Odile Chocolat's bright turquoise exterior sits on a quiet strip on Dundas West, just west of Bathurst St.. Behind a glass case lies rows of chocolate truffles wrapped in crinkly cello bags, reminiscent of a department store's jewelry counter. Labels announce the name of the truffle on each package, and flavour combinations range from vodka and candied grapefruit peel (the "Sea Breeze"), to sake and Japanese green tea (the "Chiyo").
For my visit I bring along my friend and chocolate lover, Nicole, and we pick out three enticing flavours for an indulgent lunch, including their most popular seller, the "Romance:" champagne, black pepper and rose petal. Each package, at $4.50, contains two to three truffles each.
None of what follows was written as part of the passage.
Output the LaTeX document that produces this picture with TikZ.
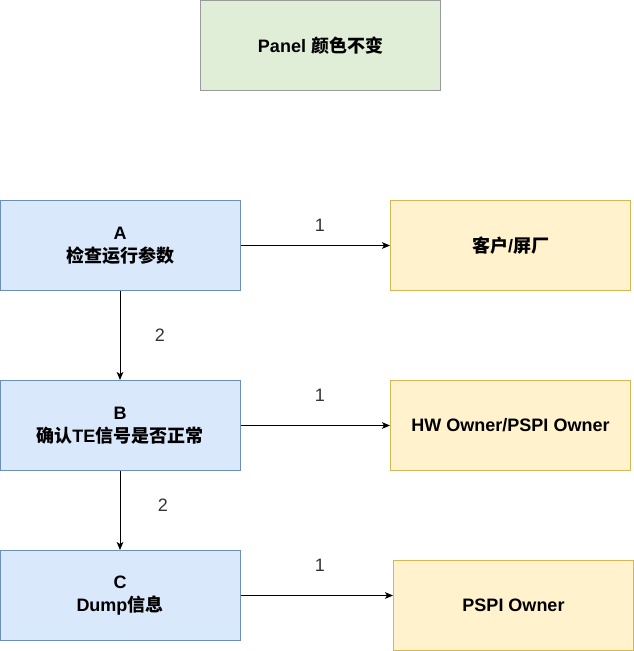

Odile's menu also includes candied fruit covered in chocolate and an assortment of gift boxes.
I'm pleased to hear that owner Odile Chatelain makes all of her chocolates right at the Dundas West store. As well as catering to the city's holiday crowd, her products are also available at specialty grocers like The Mercantile, The Healthy Butcher, Thobors and La Fromagerie.
Odile reveals that since her business started over five years ago, customers have shifted their focus, and she, as well as other food producers, must be more accountable as to where their ingredients come from. She sources organic, wild and natural ingredients whenever possible and utilizes fair trade cocoa.
Along with the "Romance," we opt for the fleur de sel caramel, and cardamom and silver leaf, affectionately named the "Bollywood." Odile also treats us to her newest creation: raspberry vinegar.
Unfortunately Odile Chocolat doesn't have seating for us to enjoy our fare, so Nicole and I skip down the road to Ezra's Pound for lattes to wash down our treats.
Each individual truffle, upon closer examination, is beautifully dressed. The "Romance" has bright pink flecks on top of its smooth, matte surface. The bite of black pepper is most prominent, and the flavour lingers long after the square has been devoured. The sea salt and caramel is the most surprising: big flakes of sea salt hit my palette right away before revealing a soft caramel centre. The cardamom and silver leaf is hands-down my favourite - its flavours aromatic and subtle.
Odile Chocolat is easy to miss, but it's worth a visit. And Odile is right behind the counter, happy to talk about her great product and answer questions about her morsels of art.